İkinci seçeneğe göre, İsrail'de yaşamak ve ona olan bağlılıklarını açıklamak isteyenler, Yahudi devletinde daimi mukim statüsü kazanacak.
Üçüncü olarak da, devlete sadık vatandaş olma ve askerlik hizmetini yerine getirmeyi isteyenler, kapsamlı ve uzun sınav sürecinin ardından tam vatandaşlığa geçebilecek.
Parti programı ayrıca, "İsrail halkının, gerçek kimliğini benimseyip, kendisini kendi ülkesinde işgal gücü olarak görmekten vazgeçtiğinde dünyanın geri kalanının da bu mücadelenin peşini bırakacağını ve İsrail'in hukuki egemenliğini tanıyacağını" savunuyor.
Kudüs ve Mescid-i Aksa
Kudüs ve Mescid-i Aksa'yla ilgili de radikal kararlar içeren parti siyasi programına göre, "genel olarak Kudüs, özel de ise Tapınak Tepesi (Mescid-i Aksa) Yahudi ulusal varlığının nesiller boyu devam eden özü" olarak gösteriliyor.
Programda şu ifadelere yer veriliyor:
"Buna binaen Kudüs'te ikamet edecek olanlar, İsrail'in egemenliğini kabul edecek kişiler olacak. Bu doğrultuda, kentin sınırlarını doğu ve kuzey yönünde genişletmek (Büyük Kudüs) mümkün olacak. Büyük Kudüs kenti Beytüllahim, güneyde Gush Etzion Yahudi yerleşim birimi, batıda Beit Shemesh ve Modi'in, kuzeyde Ramallah doğuda da Ma'ale Adumim ve Eriha'yı içine alacak."
"Hükümet binası, parlamento ve Yüksek Mahkeme binalarını kentin batısından Tapınak Tepesi'ne sınırı olan bölgelerdeki Eski şehre kaydırmak için çaba sarf edileceğini" belirten parti Mescid-i Aksa üzerinde de İsrail'in hakimiyeti tezini ortaya atıyor.

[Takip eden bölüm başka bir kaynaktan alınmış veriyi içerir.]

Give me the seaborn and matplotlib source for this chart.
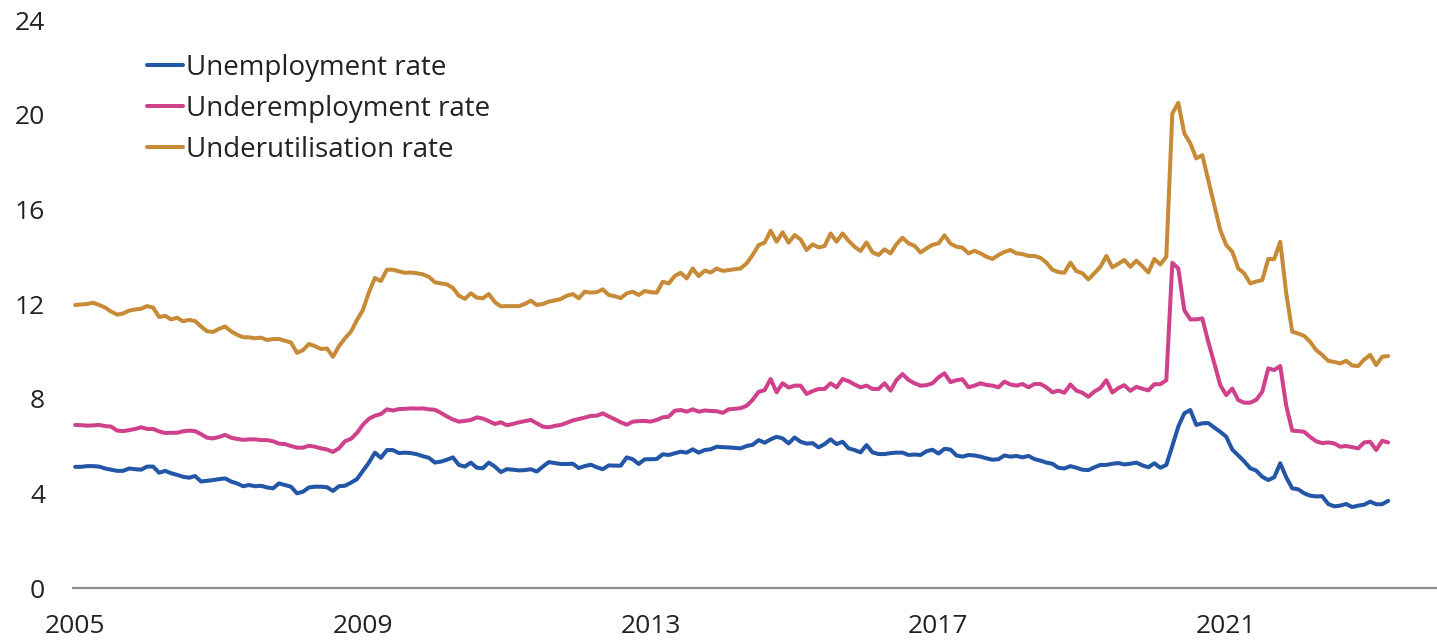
import numpy as np
import pandas as pd
import seaborn as sns
import matplotlib.pyplot as plt

# monthly data, Jan 2005 - Apr 2023 (per cent)
unemployment = [
    5.12, 5.12, 5.15, 5.15, 5.13, 5.05, 5.0, 4.95, 4.95, 5.05, 5.02, 5.0,
    5.13, 5.13, 4.87, 4.95, 4.85, 4.78, 4.7, 4.66, 4.73, 4.5, 4.53, 4.56,
    4.6, 4.63, 4.5, 4.42, 4.3, 4.35, 4.3, 4.32, 4.25, 4.21, 4.42, 4.35,
    4.28, 4.0, 4.07, 4.25, 4.28, 4.28, 4.26, 4.1, 4.3, 4.32, 4.45, 4.6,
    4.95, 5.3, 5.72, 5.5, 5.83, 5.83, 5.7, 5.72, 5.7, 5.65, 5.57, 5.5,
    5.3, 5.34, 5.42, 5.52, 5.2, 5.13, 5.3, 5.08, 5.06, 5.3, 5.13, 4.9,
    5.02, 5.0, 4.97, 4.98, 5.02, 4.92, 5.13, 5.32, 5.28, 5.24, 5.24, 5.25,
    5.07, 5.15, 5.21, 5.1, 5.02, 5.18, 5.17, 5.17, 5.52, 5.44, 5.24, 5.44,
    5.44, 5.45, 5.65, 5.62, 5.69, 5.76, 5.72, 5.86, 5.72, 5.83, 5.86, 5.97,
    5.95, 5.94, 5.92, 5.9, 6.0, 6.05, 6.25, 6.14, 6.28, 6.39, 6.32, 6.11,
    6.36, 6.18, 6.1, 6.12, 5.94, 6.08, 6.28, 6.08, 6.18, 5.9, 5.83, 5.73,
    6.04, 5.73, 5.66, 5.66, 5.7, 5.72, 5.72, 5.62, 5.64, 5.62, 5.78, 5.84,
    5.68, 5.88, 5.85, 5.6, 5.55, 5.62, 5.6, 5.55, 5.48, 5.42, 5.44, 5.6,
    5.55, 5.58, 5.52, 5.58, 5.45, 5.38, 5.3, 5.25, 5.08, 5.05, 5.15, 5.08,
    5.0, 4.98, 5.1, 5.2, 5.2, 5.25, 5.28, 5.22, 5.25, 5.3, 5.18, 5.1,
    5.27, 5.08, 5.2, 6.0, 6.82, 7.38, 7.52, 6.89, 6.96, 6.97, 6.78, 6.6,
    6.39, 5.85, 5.6, 5.35, 5.06, 4.96, 4.7, 4.56, 4.68, 5.27, 4.68, 4.21,
    4.17, 4.0, 3.9, 3.87, 3.88, 3.55, 3.45, 3.48, 3.55, 3.42, 3.48, 3.52,
    3.65, 3.54, 3.54, 3.68,
]

underemployment = [
    6.89, 6.88, 6.86, 6.87, 6.89, 6.84, 6.82, 6.65, 6.63, 6.67, 6.72, 6.79,
    6.72, 6.72, 6.62, 6.55, 6.56, 6.56, 6.62, 6.65, 6.63, 6.5, 6.35, 6.32,
    6.38, 6.47, 6.35, 6.3, 6.26, 6.28, 6.28, 6.25, 6.25, 6.2, 6.1, 6.08,
    6.0, 5.93, 5.93, 6.01, 5.97, 5.9, 5.85, 5.75, 5.9, 6.2, 6.3, 6.55,
    6.9, 7.15, 7.28, 7.35, 7.55, 7.5, 7.56, 7.57, 7.59, 7.58, 7.59, 7.55,
    7.53, 7.4, 7.25, 7.12, 7.03, 7.06, 7.1, 7.21, 7.16, 7.05, 6.93, 7.0,
    6.88, 6.93, 7.0, 7.05, 7.1, 6.96, 6.82, 6.79, 6.85, 6.89, 6.98, 7.08,
    7.14, 7.2, 7.27, 7.28, 7.38, 7.25, 7.13, 7.0, 6.9, 7.03, 7.05, 7.06,
    7.03, 7.1, 7.21, 7.24, 7.49, 7.52, 7.45, 7.55, 7.45, 7.5, 7.48, 7.47,
    7.4, 7.55, 7.57, 7.6, 7.7, 7.95, 8.29, 8.36, 8.83, 8.27, 8.65, 8.47,
    8.55, 8.55, 8.2, 8.32, 8.41, 8.41, 8.65, 8.48, 8.83, 8.74, 8.6, 8.48,
    8.55, 8.41, 8.41, 8.65, 8.34, 8.79, 9.04, 8.79, 8.65, 8.55, 8.57, 8.65,
    8.9, 9.07, 8.7, 8.78, 8.82, 8.48, 8.55, 8.65, 8.58, 8.55, 8.48, 8.72,
    8.6, 8.55, 8.62, 8.48, 8.62, 8.62, 8.48, 8.27, 8.34, 8.25, 8.6, 8.34,
    8.25, 8.08, 8.3, 8.45, 8.78, 8.26, 8.45, 8.57, 8.33, 8.5, 8.42, 8.35,
    8.61, 8.61, 8.78, 13.74, 13.5, 11.74, 11.35, 11.35, 11.39, 10.4, 9.5, 8.57,
    8.15, 8.43, 7.94, 7.83, 7.83, 7.95, 8.29, 9.28, 9.21, 9.38, 7.7, 6.65,
    6.63, 6.6, 6.38, 6.2, 6.12, 6.15, 6.11, 5.97, 6.0, 5.95, 5.9, 6.15,
    6.18, 5.83, 6.22, 6.15,
]

underutilisation = [
    11.96, 11.98, 12.0, 12.05, 11.96, 11.85, 11.68, 11.55, 11.6, 11.72, 11.77, 11.8,
    11.91, 11.85, 11.45, 11.5, 11.35, 11.42, 11.27, 11.33, 11.28, 11.05, 10.85, 10.82,
    10.95, 11.05, 10.85, 10.7, 10.6, 10.59, 10.55, 10.58, 10.48, 10.52, 10.52, 10.45,
    10.37, 9.94, 10.05, 10.31, 10.22, 10.1, 10.12, 9.77, 10.22, 10.55, 10.83, 11.32,
    11.75, 12.5, 13.1, 12.97, 13.45, 13.45, 13.38, 13.32, 13.33, 13.3, 13.25, 13.15,
    12.92, 12.87, 12.83, 12.68, 12.35, 12.22, 12.45, 12.27, 12.24, 12.42, 12.08, 11.9,
    11.91, 11.91, 11.91, 12.0, 12.14, 11.96, 12.0, 12.1, 12.15, 12.21, 12.35, 12.42,
    12.24, 12.52, 12.48, 12.5, 12.62, 12.38, 12.33, 12.25, 12.45, 12.52, 12.38, 12.55,
    12.5, 12.48, 12.94, 12.87, 13.18, 13.32, 13.08, 13.5, 13.18, 13.41, 13.33, 13.5,
    13.4, 13.43, 13.47, 13.5, 13.72, 14.07, 14.49, 14.59, 15.1, 14.63, 15.03, 14.59,
    14.91, 14.73, 14.28, 14.52, 14.39, 14.45, 14.98, 14.63, 14.98, 14.67, 14.42, 14.24,
    14.6, 14.18, 14.07, 14.31, 14.14, 14.53, 14.8, 14.56, 14.46, 14.18, 14.35, 14.5,
    14.56, 14.9, 14.55, 14.42, 14.38, 14.14, 14.25, 14.14, 14.0, 13.9, 14.07, 14.2,
    14.28, 14.14, 14.11, 14.03, 14.03, 13.95, 13.75, 13.45, 13.35, 13.32, 13.75, 13.39,
    13.3, 13.04, 13.3, 13.57, 14.03, 13.55, 13.7, 13.86, 13.57, 13.83, 13.6, 13.33,
    13.9, 13.67, 14.0, 20.05, 20.5, 19.21, 18.79, 18.15, 18.29, 17.24, 16.2, 15.12,
    14.49, 14.21, 13.5, 13.29, 12.87, 12.95, 13.01, 13.9, 13.9, 14.63, 12.45, 10.83,
    10.75, 10.65, 10.4, 10.05, 9.85, 9.6, 9.55, 9.49, 9.6, 9.4, 9.38, 9.65,
    9.85, 9.42, 9.77, 9.8,
]

series_names = ["Unemployment rate", "Underemployment rate", "Underutilisation rate"]
colors = ["#2356a6", "#cf418b", "#c78b38"]
year_ticks = [2005, 2009, 2013, 2017, 2021]
y_ticks = [0, 4, 8, 12, 16, 20, 24]

months = np.arange(len(unemployment))
date = 2005 + months / 12

df = pd.concat([
    pd.DataFrame({"date": date, "value": vals, "series": name})
    for name, vals in zip(series_names, [unemployment, underemployment, underutilisation])
])

sns.set_style("white")
plt.rcParams["font.family"] = ["Open Sans", "DejaVu Sans"]

fig = plt.figure(figsize=(14.37, 6.44), dpi=100)
ax = fig.add_axes([73 / 1437, 56 / 644, 1 - 73 / 1437, 568 / 644])

sns.lineplot(data=df, x="date", y="value", hue="series", hue_order=series_names,
             palette=dict(zip(series_names, colors)), linewidth=2.9, ax=ax)

ax.set_xlim(2005 - 0.03, 2005 + (1437 - 76) / 71.9)
ax.set_ylim(0, 24)
ax.set_xticks(year_ticks)
ax.set_xticklabels([str(y) for y in year_ticks])
ax.set_yticks(y_ticks)
ax.set_xlabel("")
ax.set_ylabel("")
ax.tick_params(axis="both", length=0, labelsize=19, colors="#222222")
ax.tick_params(axis="y", pad=20)
ax.tick_params(axis="x", pad=19)

for side in ["top", "right", "left"]:
    ax.spines[side].set_visible(False)
ax.spines["bottom"].set_color("#8f8f8f")
ax.spines["bottom"].set_linewidth(1.6)

handles, labels = ax.get_legend_handles_labels()
ax.legend(handles, labels, loc="upper left", bbox_to_anchor=(147 / 1437, 1 - 54 / 644),
          bbox_transform=fig.transFigure, frameon=False, fontsize=20,
          handlelength=1.3, handletextpad=0.12, labelspacing=0.47,
          borderpad=0, borderaxespad=0, labelcolor="#222222")

fig.savefig("out.png", dpi=100)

Partinin programının Mescid-i Aksa'yla ilgili kısmında şu cümleler yer alıyor:
"Tapınak tepesi dini bir mücadelenin merkezi değil bilakis tüm ümmetin atan kalbidir. İsrail'in, söz konusu tepeyi Kudüs Vakıflar İdaresine teslim edip bu mekan üzerindeki hakimiyetini kaybetmesiyle devlet olarak uluslararası meşruiyetini kaybetmesi arasında doğrudan bir ilişki söz konusu. Parti, İsrail'in bu tepe üzerinde yeniden hakimiyetini kurmasını en üst düzeyde ulusal bir görev olarak addetmektedir. Bu bağlamda, Vakıflar İdaresi'ni ve İsrail egemenliğine tabi olmayan yabancı kurumları Tapınak Tepesi'nden uzaklaştırmayı planlıyoruz."
Aksa'nın olduğu yere sinagog inşa etme planı
Parti, "İsrail polisinin, Mescid-i Aksa'nın şu an olduğu gibi sadece kapılarında değil tamamında ve daimi olarak konuşlanacağını, günün her saati ve hiç bir sınırlama olmadan söz konusu mekanın ziyaret edilebileceğini, İsrail vatandaşlarının buradaki güvenliğinin teminat altına alınacağını ve Yahudilerin hiç bir çekince duymadan buraya ulaşmalarına izin verileceğini" vaat ediyor.
Parti ayrıca, kutsal mekanların korunması kanunu gereği, Tapınak Tepesinin, Büyük hahamlığa teslim edilmesini ve Yahudi ibadetlerinin burada Yahudi kanunları doğrultusunda düzenlenmesini planlıyor. Aynı şekilde, Mecsid-i Aksa'nın olduğu yere bir Yahudi sinagogu inşa edilmesi ve Tapınak Tepesi'nin halihazırdaki kısıtlamalardan olmaksızın arkeolojik çalışmalara açılması öngörülüyor.